Werden ausländische Gerichtsentscheidungen automatisch anerkannt?
Eine automatische Anerkennung ist nur in bestimmten Rechtsräumen vorgesehen. Häufig ist ein gesondertes Verfahren nötig, das Mindestvoraussetzungen wie ordnungsgemäße Zustellung, Zuständigkeit des Ursprungsgerichts und Vereinbarkeit mit grundlegenden Rechtsprinzipien prüft.
Welche Gründe können zur Ablehnung eines Ersuchens führen?
Typische Ablehnungsgründe sind fehlende Zuständigkeit, unzureichende Unterlagen, Verstöße gegen grundlegende Rechte, fehlende doppelte Strafbarkeit, Gefährdung wesentlicher Interessen oder ein Verstoß gegen grundlegende Rechtswerte des ersuchten Staates.
Wie werden öffentliche Urkunden für die Verwendung im Ausland beglaubigt?
Je nach Staatenbeziehung erfolgt eine Legalisation oder eine Apostille. Beide Verfahren bestätigen die Echtheit von Unterschrift und Siegel der Urkunde, damit sie im Ausland verwendet werden kann.

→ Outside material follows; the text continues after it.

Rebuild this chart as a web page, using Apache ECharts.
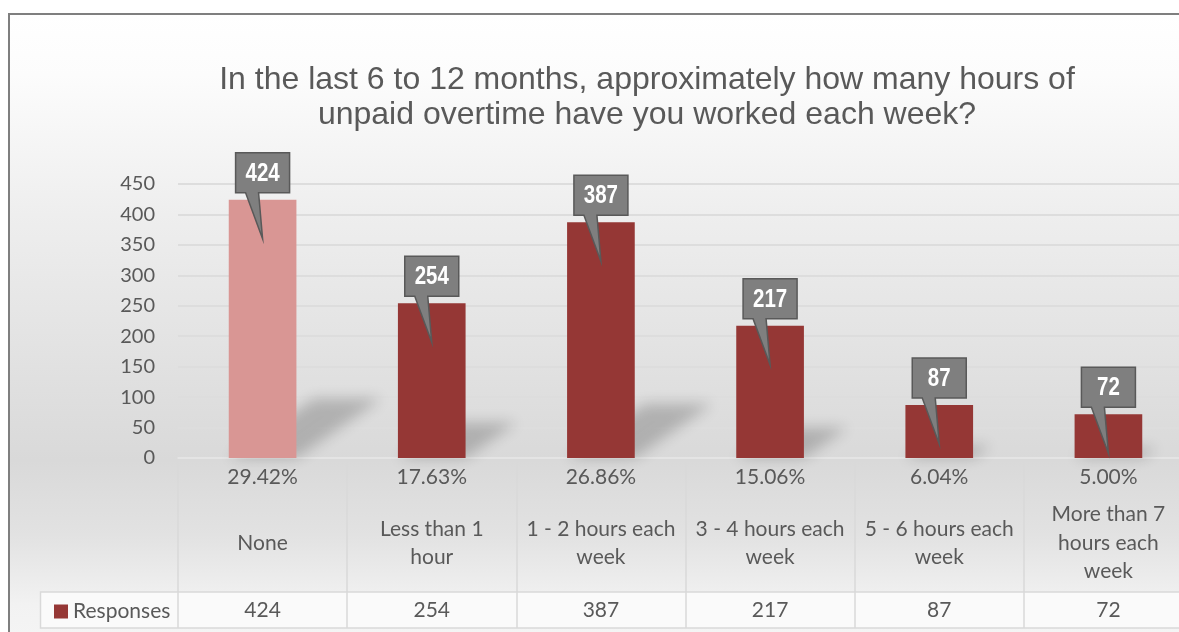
<!DOCTYPE html>
<html>
<head>
<meta charset="utf-8">
<script src="https://cdn.jsdelivr.net/npm/echarts@6/dist/echarts.min.js"></script>
<style>
html, body { margin: 0; padding: 0; background: #fff; overflow: hidden; }
#frame {
    position: absolute; left: 8px; top: 13px; width: 1200px; height: 650px;
    border-left: 2px solid #7f7f7f; border-top: 2px solid #7f7f7f;
    background: linear-gradient(to bottom, #ffffff 0px, #fcfcfc 60px, #eeeeee 200px, #d9d9d9 445px, #e2e2e2 520px, #f2f2f2 590px, #f6f6f6 650px);
}
#main { position: absolute; left: 0; top: 0; width: 1200px; height: 632px; }
</style>
</head>
<body>
<div id="frame"></div>
<div id="main"></div>
<script>
    // survey data
    var categories = ['None', 'Less than 1\nhour', '1 - 2 hours each\nweek', '3 - 4 hours each\nweek', '5 - 6 hours each\nweek', 'More than 7\nhours each\nweek'];
    var responses = [424, 254, 387, 217, 87, 72];
    var percentLabels = ['29.42%', '17.63%', '26.86%', '15.06%', '6.04%', '5.00%'];
    var yMin = 0, yMax = 450, yStep = 50;

    var textColor = '#595959';
    var labelFont = 'Lato, "Open Sans", sans-serif';
    var barColor = '#953735';
    var firstBarColor = '#D99694';

    var points = responses.map(function (v, i) { return [i, v]; });

    // blurred perspective shadow behind each column
    function renderShadow(params, api) {
        var i = api.value(0);
        var base = api.coord([i, 0]);
        var top = api.coord([i, api.value(1)]);
        var bw = api.size([1, 0])[0] * 0.4;
        var h = base[1] - top[1];
        var sh = h * 0.23, dx = h * 0.33;
        var off = 3000;
        var xl = base[0] - bw / 2, xr = base[0] + bw / 2, y = base[1];
        return {
            type: 'polygon',
            shape: { points: [[xl - off, y], [xr - off, y], [xr + dx - off, y - sh], [xl + dx - off, y - sh]] },
            style: { fill: '#000', shadowColor: 'rgba(0,0,0,0.2)', shadowBlur: 14, shadowOffsetX: off }
        };
    }

    // grey callout box with a pointer into the column
    function renderCallout(params, api) {
        var i = api.value(0);
        var v = api.value(1);
        var top = api.coord([i, v]);
        var cx = top[0];
        var w = 54, hgt = 40;
        var yb = top[1] - 7, yt = yb - hgt;
        var x0 = cx - w / 2, x1 = cx + w / 2;
        return {
            type: 'group',
            children: [{
                type: 'polygon',
                shape: { points: [[x0, yt], [x1, yt], [x1, yb], [cx - 4, yb], [cx, top[1] + 39], [cx - 17, yb], [x0, yb]] },
                style: { fill: '#7f7f7f', stroke: '#595959', lineWidth: 1.5 }
            }, {
                type: 'text',
                x: cx, y: yt + hgt / 2 + 1,
                scaleX: 0.82,
                style: {
                    text: String(v), fill: '#fff', align: 'center', verticalAlign: 'middle',
                    font: 'bold 25px "Liberation Sans", Arial, sans-serif'
                }
            }]
        };
    }

    var option = {
        backgroundColor: 'transparent',
        animation: false,
        title: {
            text: 'In the last 6 to 12 months, approximately how many hours of\nunpaid overtime have you worked each week?',
            left: 647,
            top: 63,
            padding: 0,
            textAlign: 'center',
            textStyle: {
                fontFamily: '"Liberation Sans", Arial, sans-serif',
                fontSize: 32,
                fontWeight: 'normal',
                color: textColor,
                lineHeight: 35
            }
        },
        legend: {
            data: [{ name: 'Responses', itemStyle: { color: barColor } }],
            left: 49,
            top: 596,
            itemWidth: 14,
            itemHeight: 14,
            icon: 'rect',
            textStyle: { fontFamily: labelFont, fontSize: 21, color: textColor, lineHeight: 21 }
        },
        graphic: [{
            type: 'rect',
            z: -10,
            shape: { x: 40.5, y: 592, width: 1200, height: 36 },
            style: { fill: '#fafafa', stroke: '#d9d9d9', lineWidth: 1.5 }
        }],
        grid: { left: 178, top: 184, width: 1015, height: 274 },
        xAxis: [{
            type: 'category',
            data: categories,
            position: 'bottom',
            axisLine: { lineStyle: { color: '#e6e6e6', width: 1.5 } },
            axisTick: { show: false },
            axisLabel: {
                interval: 0, margin: 19, verticalAlign: 'middle',
                fontFamily: labelFont, fontSize: 21, color: textColor,
                formatter: function (val, idx) { return percentLabels[idx]; }
            }
        }, {
            type: 'category',
            data: categories,
            position: 'bottom',
            axisLine: { show: false },
            axisTick: { show: false },
            axisLabel: {
                interval: 0, margin: 85, verticalAlign: 'middle', lineHeight: 28.5,
                fontFamily: labelFont, fontSize: 21, color: textColor
            }
        }, {
            type: 'category',
            data: categories,
            position: 'bottom',
            axisLine: { show: false },
            axisTick: { show: false },
            axisLabel: {
                interval: 0, margin: 152, verticalAlign: 'middle',
                fontFamily: labelFont, fontSize: 21, color: textColor,
                formatter: function (val, idx) { return String(responses[idx]); }
            }
        }, {
            type: 'category',
            data: categories,
            position: 'bottom',
            offset: 170,
            axisLine: { show: false },
            axisTick: { show: true, inside: true, length: 166, lineStyle: { color: '#d9d9d9', width: 1.5 } },
            axisLabel: { show: false }
        }],
        yAxis: {
            type: 'value',
            min: yMin,
            max: yMax,
            interval: yStep,
            axisLine: { show: false },
            axisTick: { show: false },
            axisLabel: { margin: 23, fontFamily: labelFont, fontSize: 20, color: textColor },
            splitLine: { lineStyle: { color: '#dddddd', width: 2 } }
        },
        series: [{
            name: 'shadow',
            type: 'custom',
            z: 1,
            silent: true,
            clip: false,
            renderItem: renderShadow,
            encode: { x: 0, y: 1 },
            data: points
        }, {
            name: 'Responses',
            type: 'bar',
            barWidth: '40%',
            z: 2,
            itemStyle: {
                color: function (p) { return p.dataIndex === 0 ? firstBarColor : barColor; }
            },
            data: responses
        }, {
            name: 'labels',
            type: 'custom',
            z: 5,
            silent: true,
            clip: false,
            renderItem: renderCallout,
            encode: { x: 0, y: 1 },
            data: points
        }]
    };

    var myChart = echarts.init(document.getElementById('main'));
    myChart.setOption(option);
</script>
</body>
</html>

Welche Bedeutung hat der Datenschutz im zwischenstaatlichen Rechtsverkehr?
Personenbezogene Daten dürfen nur zweckgebunden, sicher und unter Beachtung von Löschfristen und Zugriffsbegrenzungen verarbeitet werden. Der Datentransfer stützt sich auf geeignete Rechtsgrundlagen und unterliegt Kontroll- und Dokumentationspflichten.
Wie wirkt sich der digitale Wandel auf den Rechtsverkehr aus?
Elektronische Übermittlungswege, standardisierte Formate und sichere Kommunikationsplattformen beschleunigen Verfahren. Gleichzeitig steigen die Anforderungen an Authentizität, Nachweisbarkeit und technische sowie organisatorische Datensicherheit.